水たまりをこえて
仙台は梅雨である。低気圧とじめじめとした空気が私の心に重くのしかかる。制限時間いっぱいまでぐうたらを満喫した後、意を決して自宅を出発した。
昨晩から続く雨で、歩道には大きな水たまりができている。道の向こうから、中学生の集団がこちらに向かってくる。まだ時刻は12時過ぎ。テスト期間の早上がりだろうか。そんなことを考えているうちに水たまりを挟んで彼らと対峙してしまった。さあ、どうする?私は、ひとまず彼らの出方をうかがうことにした。
皆、一度水たまりの前でつんのめるように立ち止まる。誰が最初に行く?などと相談を始めた。私なら点字ブロックの上をそっと歩くかな。そんなことを考えた矢先、1人の少女が水たまりの一番深いところをまっすぐ突っ切った!スニーカーで!

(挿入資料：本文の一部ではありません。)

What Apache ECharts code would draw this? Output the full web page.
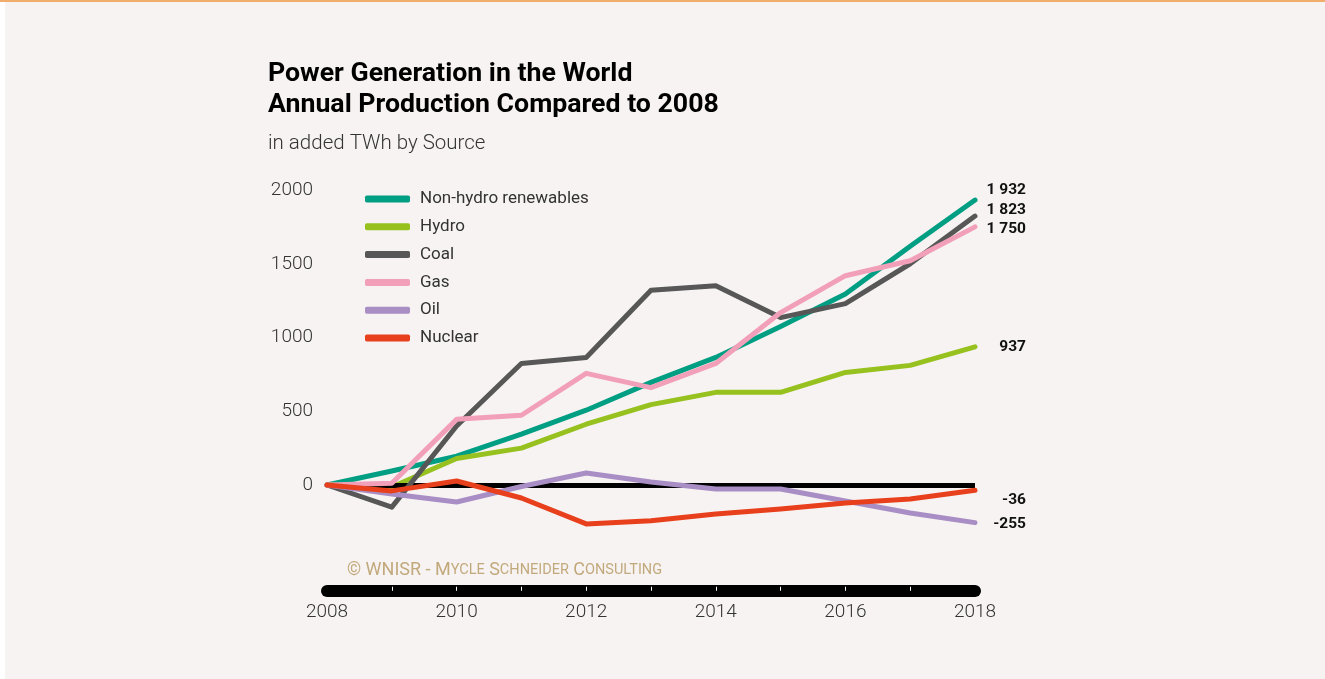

後に続くように、中学生たちは一気に水たまりを渡り切ってしまった。なんと爽やかなことか…梅雨の湿気をもろともしない青春の一幕を目の当たりにした。実に良い風景だ。
私は、もう戻れない“あの頃”に思いを馳せつつ、つま先立ちで慎重に水たまりを渡るのであった。ところで、仙台市には早めに歩道の改修をお願いしたいところである。